[Material]

----------------------------------------

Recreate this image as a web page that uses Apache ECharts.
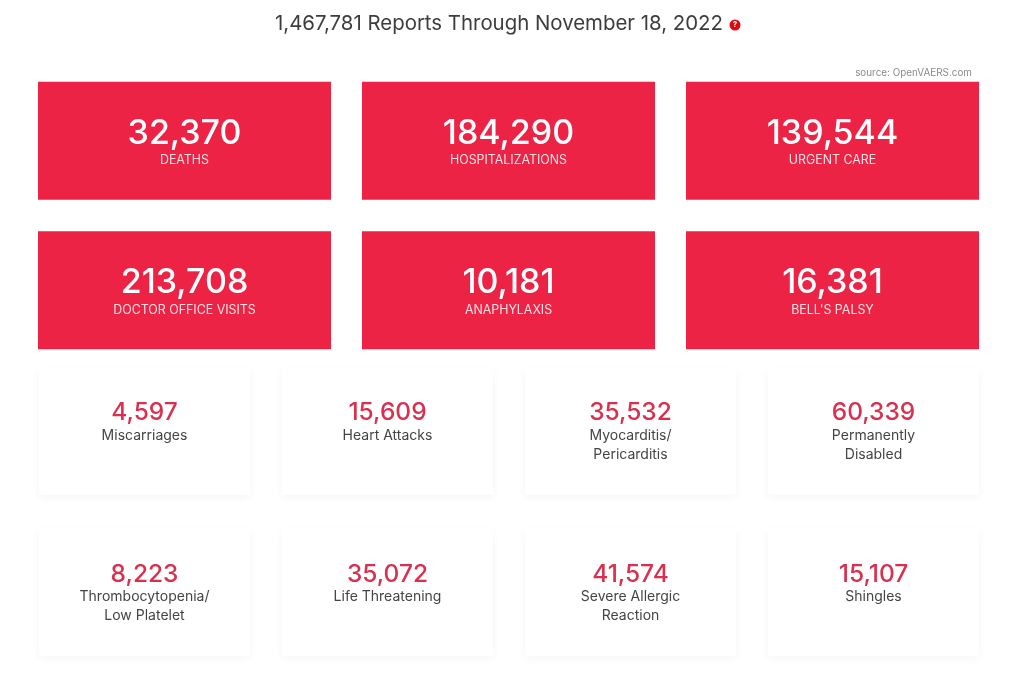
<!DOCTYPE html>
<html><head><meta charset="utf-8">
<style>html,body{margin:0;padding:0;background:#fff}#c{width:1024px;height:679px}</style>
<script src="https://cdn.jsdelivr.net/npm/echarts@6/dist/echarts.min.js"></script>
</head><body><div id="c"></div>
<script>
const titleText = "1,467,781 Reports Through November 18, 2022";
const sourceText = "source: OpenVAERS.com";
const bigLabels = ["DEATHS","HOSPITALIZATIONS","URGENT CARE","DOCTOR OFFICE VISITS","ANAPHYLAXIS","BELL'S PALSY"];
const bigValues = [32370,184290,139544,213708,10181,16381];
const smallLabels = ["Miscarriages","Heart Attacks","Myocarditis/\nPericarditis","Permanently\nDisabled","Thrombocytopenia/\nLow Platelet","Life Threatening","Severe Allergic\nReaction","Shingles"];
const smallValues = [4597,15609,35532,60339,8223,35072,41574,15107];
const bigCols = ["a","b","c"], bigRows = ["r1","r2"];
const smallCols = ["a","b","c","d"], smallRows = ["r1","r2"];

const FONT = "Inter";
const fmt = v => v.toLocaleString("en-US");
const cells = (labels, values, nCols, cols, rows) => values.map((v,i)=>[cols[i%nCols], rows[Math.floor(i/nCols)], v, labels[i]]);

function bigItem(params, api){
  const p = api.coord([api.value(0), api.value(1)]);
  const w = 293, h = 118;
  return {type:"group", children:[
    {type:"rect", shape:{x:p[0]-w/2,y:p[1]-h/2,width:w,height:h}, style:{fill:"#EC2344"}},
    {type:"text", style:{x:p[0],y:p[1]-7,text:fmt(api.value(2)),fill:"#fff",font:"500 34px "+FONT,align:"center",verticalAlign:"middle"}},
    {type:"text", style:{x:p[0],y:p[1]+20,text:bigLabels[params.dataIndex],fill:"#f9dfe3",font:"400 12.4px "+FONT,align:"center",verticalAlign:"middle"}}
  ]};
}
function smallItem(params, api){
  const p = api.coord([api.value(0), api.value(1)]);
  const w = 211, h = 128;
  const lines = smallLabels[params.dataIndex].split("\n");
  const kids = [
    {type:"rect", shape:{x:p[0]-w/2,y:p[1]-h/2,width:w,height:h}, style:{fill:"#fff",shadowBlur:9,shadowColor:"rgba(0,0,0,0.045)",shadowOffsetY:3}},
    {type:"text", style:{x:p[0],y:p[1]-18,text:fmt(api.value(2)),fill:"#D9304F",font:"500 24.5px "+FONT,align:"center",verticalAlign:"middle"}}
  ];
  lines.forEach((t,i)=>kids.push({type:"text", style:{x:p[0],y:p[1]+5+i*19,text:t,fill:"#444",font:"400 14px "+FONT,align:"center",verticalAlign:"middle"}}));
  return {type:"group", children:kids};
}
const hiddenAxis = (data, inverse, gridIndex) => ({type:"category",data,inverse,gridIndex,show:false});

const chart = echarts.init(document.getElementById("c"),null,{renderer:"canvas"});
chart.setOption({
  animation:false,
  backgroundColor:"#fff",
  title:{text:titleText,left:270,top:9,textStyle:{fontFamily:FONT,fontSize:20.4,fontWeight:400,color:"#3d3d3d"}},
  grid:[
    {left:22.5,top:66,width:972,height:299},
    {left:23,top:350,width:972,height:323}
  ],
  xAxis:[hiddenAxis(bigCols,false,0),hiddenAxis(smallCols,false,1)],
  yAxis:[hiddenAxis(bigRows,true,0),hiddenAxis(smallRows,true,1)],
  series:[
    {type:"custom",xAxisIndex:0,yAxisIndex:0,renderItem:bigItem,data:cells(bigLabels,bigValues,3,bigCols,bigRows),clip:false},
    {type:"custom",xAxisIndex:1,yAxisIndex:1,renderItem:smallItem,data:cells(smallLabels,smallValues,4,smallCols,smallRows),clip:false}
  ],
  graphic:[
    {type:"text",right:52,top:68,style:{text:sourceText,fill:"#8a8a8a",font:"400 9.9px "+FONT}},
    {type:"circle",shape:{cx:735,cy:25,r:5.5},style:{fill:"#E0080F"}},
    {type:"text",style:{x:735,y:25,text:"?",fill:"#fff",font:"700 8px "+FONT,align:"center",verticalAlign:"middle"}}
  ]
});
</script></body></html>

----------------------------------------

Leave out the pictures and transcribe everything else exactly.

Recreate this image as a web page that uses Apache ECharts.
<!DOCTYPE html>
<html><head><meta charset="utf-8">
<style>html,body{margin:0;padding:0;background:#fff}#c{width:1024px;height:679px}</style>
<script src="https://cdn.jsdelivr.net/npm/echarts@6/dist/echarts.min.js"></script>
</head><body><div id="c"></div>
<script>
const titleText = "1,467,781 Reports Through November 18, 2022";
const sourceText = "source: OpenVAERS.com";
const bigLabels = ["DEATHS","HOSPITALIZATIONS","URGENT CARE","DOCTOR OFFICE VISITS","ANAPHYLAXIS","BELL'S PALSY"];
const bigValues = [32370,184290,139544,213708,10181,16381];
const smallLabels = ["Miscarriages","Heart Attacks","Myocarditis/\nPericarditis","Permanently\nDisabled","Thrombocytopenia/\nLow Platelet","Life Threatening","Severe Allergic\nReaction","Shingles"];
const smallValues = [4597,15609,35532,60339,8223,35072,41574,15107];
const bigCols = ["a","b","c"], bigRows = ["r1","r2"];
const smallCols = ["a","b","c","d"], smallRows = ["r1","r2"];

const FONT = "Inter";
const fmt = v => v.toLocaleString("en-US");
const cells = (labels, values, nCols, cols, rows) => values.map((v,i)=>[cols[i%nCols], rows[Math.floor(i/nCols)], v, labels[i]]);

function bigItem(params, api){
  const p = api.coord([api.value(0), api.value(1)]);
  const w = 293, h = 118;
  return {type:"group", children:[
    {type:"rect", shape:{x:p[0]-w/2,y:p[1]-h/2,width:w,height:h}, style:{fill:"#EC2344"}},
    {type:"text", style:{x:p[0],y:p[1]-7,text:fmt(api.value(2)),fill:"#fff",font:"500 34px "+FONT,align:"center",verticalAlign:"middle"}},
    {type:"text", style:{x:p[0],y:p[1]+20,text:bigLabels[params.dataIndex],fill:"#f9dfe3",font:"400 12.4px "+FONT,align:"center",verticalAlign:"middle"}}
  ]};
}
function smallItem(params, api){
  const p = api.coord([api.value(0), api.value(1)]);
  const w = 211, h = 128;
  const lines = smallLabels[params.dataIndex].split("\n");
  const kids = [
    {type:"rect", shape:{x:p[0]-w/2,y:p[1]-h/2,width:w,height:h}, style:{fill:"#fff",shadowBlur:9,shadowColor:"rgba(0,0,0,0.045)",shadowOffsetY:3}},
    {type:"text", style:{x:p[0],y:p[1]-18,text:fmt(api.value(2)),fill:"#D9304F",font:"500 24.5px "+FONT,align:"center",verticalAlign:"middle"}}
  ];
  lines.forEach((t,i)=>kids.push({type:"text", style:{x:p[0],y:p[1]+5+i*19,text:t,fill:"#444",font:"400 14px "+FONT,align:"center",verticalAlign:"middle"}}));
  return {type:"group", children:kids};
}
const hiddenAxis = (data, inverse, gridIndex) => ({type:"category",data,inverse,gridIndex,show:false});

const chart = echarts.init(document.getElementById("c"),null,{renderer:"canvas"});
chart.setOption({
  animation:false,
  backgroundColor:"#fff",
  title:{text:titleText,left:270,top:9,textStyle:{fontFamily:FONT,fontSize:20.4,fontWeight:400,color:"#3d3d3d"}},
  grid:[
    {left:22.5,top:66,width:972,height:299},
    {left:23,top:350,width:972,height:323}
  ],
  xAxis:[hiddenAxis(bigCols,false,0),hiddenAxis(smallCols,false,1)],
  yAxis:[hiddenAxis(bigRows,true,0),hiddenAxis(smallRows,true,1)],
  series:[
    {type:"custom",xAxisIndex:0,yAxisIndex:0,renderItem:bigItem,data:cells(bigLabels,bigValues,3,bigCols,bigRows),clip:false},
    {type:"custom",xAxisIndex:1,yAxisIndex:1,renderItem:smallItem,data:cells(smallLabels,smallValues,4,smallCols,smallRows),clip:false}
  ],
  graphic:[
    {type:"text",right:52,top:68,style:{text:sourceText,fill:"#8a8a8a",font:"400 9.9px "+FONT}},
    {type:"circle",shape:{cx:735,cy:25,r:5.5},style:{fill:"#E0080F"}},
    {type:"text",style:{x:735,y:25,text:"?",fill:"#fff",font:"700 8px "+FONT,align:"center",verticalAlign:"middle"}}
  ]
});
</script></body></html>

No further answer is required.